▶ **Goal**: Skip all pictures, then print the remaining material exactly.

▶ **Collected material**:
□ □ □

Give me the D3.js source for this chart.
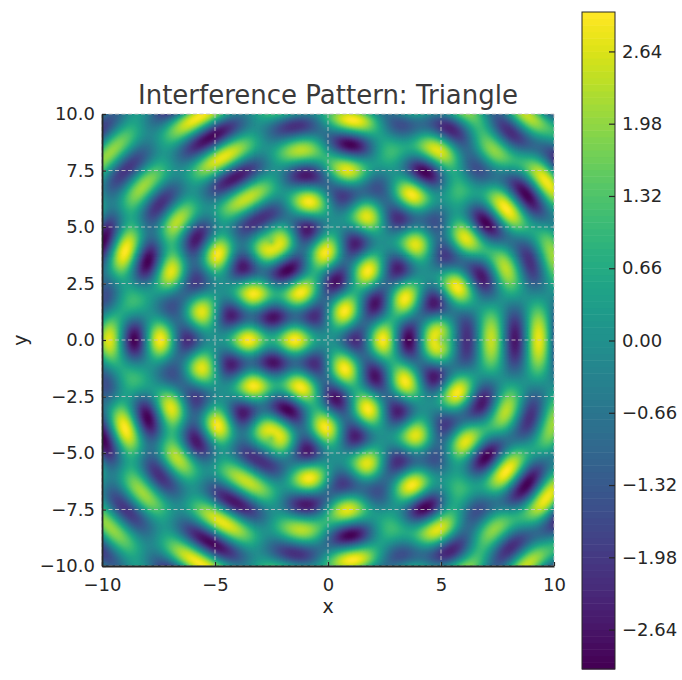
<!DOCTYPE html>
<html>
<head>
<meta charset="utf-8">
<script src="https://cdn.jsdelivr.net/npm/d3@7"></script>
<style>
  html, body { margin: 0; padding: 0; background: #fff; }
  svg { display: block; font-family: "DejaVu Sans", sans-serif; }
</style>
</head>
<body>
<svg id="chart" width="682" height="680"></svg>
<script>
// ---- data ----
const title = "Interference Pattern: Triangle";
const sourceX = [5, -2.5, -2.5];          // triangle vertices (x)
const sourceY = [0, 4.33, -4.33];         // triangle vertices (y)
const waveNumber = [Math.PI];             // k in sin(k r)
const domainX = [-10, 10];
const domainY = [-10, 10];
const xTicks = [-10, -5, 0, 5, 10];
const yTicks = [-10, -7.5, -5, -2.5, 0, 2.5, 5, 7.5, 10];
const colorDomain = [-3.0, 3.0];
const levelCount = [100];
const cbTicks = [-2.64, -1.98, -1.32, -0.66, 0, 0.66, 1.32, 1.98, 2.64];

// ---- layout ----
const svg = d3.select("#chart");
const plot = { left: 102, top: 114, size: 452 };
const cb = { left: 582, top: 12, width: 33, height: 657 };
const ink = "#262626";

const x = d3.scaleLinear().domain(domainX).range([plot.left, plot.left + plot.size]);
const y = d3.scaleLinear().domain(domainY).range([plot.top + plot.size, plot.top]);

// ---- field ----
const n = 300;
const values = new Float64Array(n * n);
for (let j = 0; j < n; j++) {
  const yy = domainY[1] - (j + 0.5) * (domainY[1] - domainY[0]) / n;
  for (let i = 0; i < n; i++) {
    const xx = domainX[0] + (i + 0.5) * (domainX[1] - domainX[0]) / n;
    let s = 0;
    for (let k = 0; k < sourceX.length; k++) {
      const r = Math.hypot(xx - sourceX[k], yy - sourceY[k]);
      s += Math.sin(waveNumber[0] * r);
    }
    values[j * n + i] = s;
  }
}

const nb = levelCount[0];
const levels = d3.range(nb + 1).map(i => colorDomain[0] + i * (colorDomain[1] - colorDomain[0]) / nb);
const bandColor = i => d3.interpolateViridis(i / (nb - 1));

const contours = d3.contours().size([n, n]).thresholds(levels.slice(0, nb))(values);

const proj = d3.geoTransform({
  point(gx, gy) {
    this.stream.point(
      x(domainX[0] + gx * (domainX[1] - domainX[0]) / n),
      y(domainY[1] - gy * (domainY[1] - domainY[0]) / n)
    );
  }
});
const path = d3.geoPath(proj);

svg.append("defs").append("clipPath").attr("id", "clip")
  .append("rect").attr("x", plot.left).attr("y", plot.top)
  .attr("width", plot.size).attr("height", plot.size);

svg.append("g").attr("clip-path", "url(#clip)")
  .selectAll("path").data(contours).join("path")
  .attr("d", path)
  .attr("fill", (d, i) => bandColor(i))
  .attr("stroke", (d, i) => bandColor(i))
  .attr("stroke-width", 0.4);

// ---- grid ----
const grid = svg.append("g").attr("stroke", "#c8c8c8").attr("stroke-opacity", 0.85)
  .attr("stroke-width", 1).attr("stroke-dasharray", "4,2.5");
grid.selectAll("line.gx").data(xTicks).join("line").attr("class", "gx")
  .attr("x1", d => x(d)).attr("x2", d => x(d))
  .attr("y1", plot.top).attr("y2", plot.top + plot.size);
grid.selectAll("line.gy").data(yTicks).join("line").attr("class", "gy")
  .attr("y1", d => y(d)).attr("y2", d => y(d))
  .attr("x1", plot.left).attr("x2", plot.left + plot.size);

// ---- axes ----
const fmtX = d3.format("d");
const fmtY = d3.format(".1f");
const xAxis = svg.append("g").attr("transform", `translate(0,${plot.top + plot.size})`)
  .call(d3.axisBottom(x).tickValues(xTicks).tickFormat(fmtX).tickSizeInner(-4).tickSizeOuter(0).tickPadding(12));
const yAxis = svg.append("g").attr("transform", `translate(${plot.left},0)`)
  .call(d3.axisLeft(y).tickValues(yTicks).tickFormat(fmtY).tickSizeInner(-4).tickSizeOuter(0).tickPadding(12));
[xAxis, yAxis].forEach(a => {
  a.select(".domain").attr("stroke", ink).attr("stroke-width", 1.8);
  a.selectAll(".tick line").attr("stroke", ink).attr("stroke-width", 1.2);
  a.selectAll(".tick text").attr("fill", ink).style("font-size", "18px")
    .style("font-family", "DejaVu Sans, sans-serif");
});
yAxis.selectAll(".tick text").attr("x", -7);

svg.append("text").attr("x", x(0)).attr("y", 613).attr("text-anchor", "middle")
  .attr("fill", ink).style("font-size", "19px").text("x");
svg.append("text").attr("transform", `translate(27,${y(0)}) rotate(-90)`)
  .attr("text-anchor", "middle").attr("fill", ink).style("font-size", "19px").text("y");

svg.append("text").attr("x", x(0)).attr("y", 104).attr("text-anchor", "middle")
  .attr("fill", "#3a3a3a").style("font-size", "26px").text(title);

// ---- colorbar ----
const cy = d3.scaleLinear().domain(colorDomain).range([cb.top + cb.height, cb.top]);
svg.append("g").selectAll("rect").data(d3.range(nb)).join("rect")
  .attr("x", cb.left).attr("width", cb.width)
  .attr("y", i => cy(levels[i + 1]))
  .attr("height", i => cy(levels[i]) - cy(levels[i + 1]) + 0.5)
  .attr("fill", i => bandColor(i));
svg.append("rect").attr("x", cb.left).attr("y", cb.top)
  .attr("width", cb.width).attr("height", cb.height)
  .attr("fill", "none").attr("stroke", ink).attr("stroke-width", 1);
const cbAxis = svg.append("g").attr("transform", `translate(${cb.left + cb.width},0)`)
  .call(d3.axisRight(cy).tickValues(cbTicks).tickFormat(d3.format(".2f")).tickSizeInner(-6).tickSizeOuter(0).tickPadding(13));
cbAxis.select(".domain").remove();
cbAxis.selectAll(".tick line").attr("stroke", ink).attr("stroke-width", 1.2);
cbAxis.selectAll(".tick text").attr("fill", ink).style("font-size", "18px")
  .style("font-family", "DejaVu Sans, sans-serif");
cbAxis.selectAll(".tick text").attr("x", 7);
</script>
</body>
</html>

□ □ □

▶ **Task answer**:
Give me the D3.js source for this chart.
<!DOCTYPE html>
<html>
<head>
<meta charset="utf-8">
<script src="https://cdn.jsdelivr.net/npm/d3@7"></script>
<style>
  html, body { margin: 0; padding: 0; background: #fff; }
  svg { display: block; font-family: "DejaVu Sans", sans-serif; }
</style>
</head>
<body>
<svg id="chart" width="682" height="680"></svg>
<script>
// ---- data ----
const title = "Interference Pattern: Triangle";
const sourceX = [5, -2.5, -2.5];          // triangle vertices (x)
const sourceY = [0, 4.33, -4.33];         // triangle vertices (y)
const waveNumber = [Math.PI];             // k in sin(k r)
const domainX = [-10, 10];
const domainY = [-10, 10];
const xTicks = [-10, -5, 0, 5, 10];
const yTicks = [-10, -7.5, -5, -2.5, 0, 2.5, 5, 7.5, 10];
const colorDomain = [-3.0, 3.0];
const levelCount = [100];
const cbTicks = [-2.64, -1.98, -1.32, -0.66, 0, 0.66, 1.32, 1.98, 2.64];

// ---- layout ----
const svg = d3.select("#chart");
const plot = { left: 102, top: 114, size: 452 };
const cb = { left: 582, top: 12, width: 33, height: 657 };
const ink = "#262626";

const x = d3.scaleLinear().domain(domainX).range([plot.left, plot.left + plot.size]);
const y = d3.scaleLinear().domain(domainY).range([plot.top + plot.size, plot.top]);

// ---- field ----
const n = 300;
const values = new Float64Array(n * n);
for (let j = 0; j < n; j++) {
  const yy = domainY[1] - (j + 0.5) * (domainY[1] - domainY[0]) / n;
  for (let i = 0; i < n; i++) {
    const xx = domainX[0] + (i + 0.5) * (domainX[1] - domainX[0]) / n;
    let s = 0;
    for (let k = 0; k < sourceX.length; k++) {
      const r = Math.hypot(xx - sourceX[k], yy - sourceY[k]);
      s += Math.sin(waveNumber[0] * r);
    }
    values[j * n + i] = s;
  }
}

const nb = levelCount[0];
const levels = d3.range(nb + 1).map(i => colorDomain[0] + i * (colorDomain[1] - colorDomain[0]) / nb);
const bandColor = i => d3.interpolateViridis(i / (nb - 1));

const contours = d3.contours().size([n, n]).thresholds(levels.slice(0, nb))(values);

const proj = d3.geoTransform({
  point(gx, gy) {
    this.stream.point(
      x(domainX[0] + gx * (domainX[1] - domainX[0]) / n),
      y(domainY[1] - gy * (domainY[1] - domainY[0]) / n)
    );
  }
});
const path = d3.geoPath(proj);

svg.append("defs").append("clipPath").attr("id", "clip")
  .append("rect").attr("x", plot.left).attr("y", plot.top)
  .attr("width", plot.size).attr("height", plot.size);

svg.append("g").attr("clip-path", "url(#clip)")
  .selectAll("path").data(contours).join("path")
  .attr("d", path)
  .attr("fill", (d, i) => bandColor(i))
  .attr("stroke", (d, i) => bandColor(i))
  .attr("stroke-width", 0.4);

// ---- grid ----
const grid = svg.append("g").attr("stroke", "#c8c8c8").attr("stroke-opacity", 0.85)
  .attr("stroke-width", 1).attr("stroke-dasharray", "4,2.5");
grid.selectAll("line.gx").data(xTicks).join("line").attr("class", "gx")
  .attr("x1", d => x(d)).attr("x2", d => x(d))
  .attr("y1", plot.top).attr("y2", plot.top + plot.size);
grid.selectAll("line.gy").data(yTicks).join("line").attr("class", "gy")
  .attr("y1", d => y(d)).attr("y2", d => y(d))
  .attr("x1", plot.left).attr("x2", plot.left + plot.size);

// ---- axes ----
const fmtX = d3.format("d");
const fmtY = d3.format(".1f");
const xAxis = svg.append("g").attr("transform", `translate(0,${plot.top + plot.size})`)
  .call(d3.axisBottom(x).tickValues(xTicks).tickFormat(fmtX).tickSizeInner(-4).tickSizeOuter(0).tickPadding(12));
const yAxis = svg.append("g").attr("transform", `translate(${plot.left},0)`)
  .call(d3.axisLeft(y).tickValues(yTicks).tickFormat(fmtY).tickSizeInner(-4).tickSizeOuter(0).tickPadding(12));
[xAxis, yAxis].forEach(a => {
  a.select(".domain").attr("stroke", ink).attr("stroke-width", 1.8);
  a.selectAll(".tick line").attr("stroke", ink).attr("stroke-width", 1.2);
  a.selectAll(".tick text").attr("fill", ink).style("font-size", "18px")
    .style("font-family", "DejaVu Sans, sans-serif");
});
yAxis.selectAll(".tick text").attr("x", -7);

svg.append("text").attr("x", x(0)).attr("y", 613).attr("text-anchor", "middle")
  .attr("fill", ink).style("font-size", "19px").text("x");
svg.append("text").attr("transform", `translate(27,${y(0)}) rotate(-90)`)
  .attr("text-anchor", "middle").attr("fill", ink).style("font-size", "19px").text("y");

svg.append("text").attr("x", x(0)).attr("y", 104).attr("text-anchor", "middle")
  .attr("fill", "#3a3a3a").style("font-size", "26px").text(title);

// ---- colorbar ----
const cy = d3.scaleLinear().domain(colorDomain).range([cb.top + cb.height, cb.top]);
svg.append("g").selectAll("rect").data(d3.range(nb)).join("rect")
  .attr("x", cb.left).attr("width", cb.width)
  .attr("y", i => cy(levels[i + 1]))
  .attr("height", i => cy(levels[i]) - cy(levels[i + 1]) + 0.5)
  .attr("fill", i => bandColor(i));
svg.append("rect").attr("x", cb.left).attr("y", cb.top)
  .attr("width", cb.width).attr("height", cb.height)
  .attr("fill", "none").attr("stroke", ink).attr("stroke-width", 1);
const cbAxis = svg.append("g").attr("transform", `translate(${cb.left + cb.width},0)`)
  .call(d3.axisRight(cy).tickValues(cbTicks).tickFormat(d3.format(".2f")).tickSizeInner(-6).tickSizeOuter(0).tickPadding(13));
cbAxis.select(".domain").remove();
cbAxis.selectAll(".tick line").attr("stroke", ink).attr("stroke-width", 1.2);
cbAxis.selectAll(".tick text").attr("fill", ink).style("font-size", "18px")
  .style("font-family", "DejaVu Sans, sans-serif");
cbAxis.selectAll(".tick text").attr("x", 7);
</script>
</body>
</html>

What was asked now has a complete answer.